Não. Nada disso. O importante é fazer investigações com segurança. Veja: o Ministério Público arguiu a inconstitucionalidade da lei que permitiu policiais federais fazerem as delações. Nós mantivemos a possibilidade que a lei tinha criado. Agora há muitas imputações. Veja os dois casos mais notórios: o Palocci e o Sergio Cabral. Estão dizendo que são delações feitas pelo Google.

Todo mundo diz que o senhor solta demais. Como vê essa crítica?

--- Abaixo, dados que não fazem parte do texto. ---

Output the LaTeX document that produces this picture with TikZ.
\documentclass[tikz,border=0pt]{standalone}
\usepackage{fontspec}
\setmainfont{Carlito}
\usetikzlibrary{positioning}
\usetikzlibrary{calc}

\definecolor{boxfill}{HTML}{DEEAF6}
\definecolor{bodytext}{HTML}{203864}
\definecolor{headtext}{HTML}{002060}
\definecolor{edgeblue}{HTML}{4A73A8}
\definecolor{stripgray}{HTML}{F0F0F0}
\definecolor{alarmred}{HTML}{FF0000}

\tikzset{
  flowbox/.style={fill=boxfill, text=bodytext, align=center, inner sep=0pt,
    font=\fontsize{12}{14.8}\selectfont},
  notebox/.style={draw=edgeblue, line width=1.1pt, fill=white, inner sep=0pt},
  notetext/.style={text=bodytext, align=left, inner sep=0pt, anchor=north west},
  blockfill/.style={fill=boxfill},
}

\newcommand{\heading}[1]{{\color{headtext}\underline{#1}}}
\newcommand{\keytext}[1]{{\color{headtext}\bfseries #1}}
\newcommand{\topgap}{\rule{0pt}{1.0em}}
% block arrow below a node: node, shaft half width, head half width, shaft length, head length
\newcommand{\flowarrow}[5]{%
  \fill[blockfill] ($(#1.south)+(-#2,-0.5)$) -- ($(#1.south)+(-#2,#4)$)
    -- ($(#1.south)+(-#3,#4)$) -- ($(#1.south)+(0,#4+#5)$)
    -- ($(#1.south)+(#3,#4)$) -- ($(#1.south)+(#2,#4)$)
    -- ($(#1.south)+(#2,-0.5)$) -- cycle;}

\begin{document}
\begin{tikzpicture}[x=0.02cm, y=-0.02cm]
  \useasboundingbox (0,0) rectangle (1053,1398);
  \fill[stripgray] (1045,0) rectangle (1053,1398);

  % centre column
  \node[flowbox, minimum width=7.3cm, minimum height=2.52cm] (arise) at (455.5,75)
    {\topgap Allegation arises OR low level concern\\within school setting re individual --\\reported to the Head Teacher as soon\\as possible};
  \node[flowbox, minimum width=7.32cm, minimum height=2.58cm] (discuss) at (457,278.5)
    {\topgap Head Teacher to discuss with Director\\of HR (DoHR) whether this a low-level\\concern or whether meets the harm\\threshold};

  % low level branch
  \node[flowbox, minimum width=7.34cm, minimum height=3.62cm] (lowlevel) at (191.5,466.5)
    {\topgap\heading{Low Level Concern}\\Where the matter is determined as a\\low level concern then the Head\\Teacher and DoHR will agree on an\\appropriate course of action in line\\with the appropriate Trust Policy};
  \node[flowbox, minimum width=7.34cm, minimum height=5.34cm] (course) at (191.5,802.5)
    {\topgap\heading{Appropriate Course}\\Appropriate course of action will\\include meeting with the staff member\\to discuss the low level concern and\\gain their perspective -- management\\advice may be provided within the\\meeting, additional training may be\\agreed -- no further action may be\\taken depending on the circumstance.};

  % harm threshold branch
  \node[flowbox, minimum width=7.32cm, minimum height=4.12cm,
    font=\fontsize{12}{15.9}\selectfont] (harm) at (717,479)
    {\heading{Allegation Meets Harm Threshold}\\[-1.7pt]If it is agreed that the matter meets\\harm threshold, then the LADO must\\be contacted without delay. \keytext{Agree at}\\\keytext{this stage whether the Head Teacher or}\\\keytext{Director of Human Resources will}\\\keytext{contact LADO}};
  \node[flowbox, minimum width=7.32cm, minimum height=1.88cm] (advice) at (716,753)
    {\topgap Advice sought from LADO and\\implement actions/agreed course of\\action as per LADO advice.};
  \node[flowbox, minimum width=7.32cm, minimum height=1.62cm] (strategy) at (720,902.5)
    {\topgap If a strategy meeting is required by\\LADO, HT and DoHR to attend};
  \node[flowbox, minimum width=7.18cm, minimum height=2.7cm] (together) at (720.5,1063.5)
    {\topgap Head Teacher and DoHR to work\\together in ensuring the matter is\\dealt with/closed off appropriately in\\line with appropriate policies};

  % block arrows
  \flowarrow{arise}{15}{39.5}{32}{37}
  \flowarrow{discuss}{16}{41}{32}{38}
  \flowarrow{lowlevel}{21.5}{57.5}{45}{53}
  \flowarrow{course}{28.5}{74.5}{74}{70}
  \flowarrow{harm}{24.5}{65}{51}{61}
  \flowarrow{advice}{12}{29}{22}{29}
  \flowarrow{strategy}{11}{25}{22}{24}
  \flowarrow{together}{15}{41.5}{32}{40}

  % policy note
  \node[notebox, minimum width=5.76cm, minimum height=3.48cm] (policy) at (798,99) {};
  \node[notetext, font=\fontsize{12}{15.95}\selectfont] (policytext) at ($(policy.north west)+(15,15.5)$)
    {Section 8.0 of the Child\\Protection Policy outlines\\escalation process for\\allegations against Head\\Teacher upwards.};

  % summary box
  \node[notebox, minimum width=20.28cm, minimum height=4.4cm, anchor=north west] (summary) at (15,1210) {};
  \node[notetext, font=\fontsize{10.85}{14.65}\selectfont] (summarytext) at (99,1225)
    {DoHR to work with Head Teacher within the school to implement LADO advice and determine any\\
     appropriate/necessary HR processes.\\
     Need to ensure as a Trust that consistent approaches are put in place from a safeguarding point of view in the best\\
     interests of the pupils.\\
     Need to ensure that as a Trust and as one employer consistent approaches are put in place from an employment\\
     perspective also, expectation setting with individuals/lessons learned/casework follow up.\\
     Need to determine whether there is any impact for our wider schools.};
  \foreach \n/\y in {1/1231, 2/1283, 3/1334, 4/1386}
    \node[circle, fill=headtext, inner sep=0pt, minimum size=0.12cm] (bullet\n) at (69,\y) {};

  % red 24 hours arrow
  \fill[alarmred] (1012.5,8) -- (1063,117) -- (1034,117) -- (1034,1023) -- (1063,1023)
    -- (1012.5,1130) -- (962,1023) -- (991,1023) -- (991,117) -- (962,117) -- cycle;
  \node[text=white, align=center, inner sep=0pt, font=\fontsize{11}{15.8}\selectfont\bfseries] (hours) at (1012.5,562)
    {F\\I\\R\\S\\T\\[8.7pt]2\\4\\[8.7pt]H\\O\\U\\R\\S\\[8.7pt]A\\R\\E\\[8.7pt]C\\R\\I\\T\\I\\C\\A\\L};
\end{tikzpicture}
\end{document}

Todas as minhas decisões, se vocês olharem, são poucas que não foram ao plenário ou à turma. Todas foram confirmadas. Portanto, não são decisões pessoais minhas. Acho que não há nenhum caso de repercussão que não tenha sido chancelada.  E são casos notórios que não era necessária a prisão ou parecia abusiva a prisão. Tipo de prisão espetáculo, ou que a pessoa não ia fugir ou que a instrução já estava concluída ou casos até de crimes famélicos. Ainda esses dias nós demos um habeas corpus num caso reincidente de uma pessoa que tinha furtado algumas moedas no valor de R$ 4,15. Veja isso acaba chegando aqui. Uma vez, conversando com uma colega de vocês e ela disse “por que vocês dão habeas corpus para ricos?”. Respondi que damos habeas corpus para ricos e pobres, mas vocês, jornalistas, só se interessam por ricos. Era uma brincadeira obviamente, mas é que o habeas corpos do rico chama a atenção. E as prisões hoje são home office do crime. Você leva uma pessoa que roubou uma bala e ele vira soldado do crime organizado. Temos de pensar a segurança de maneira holística.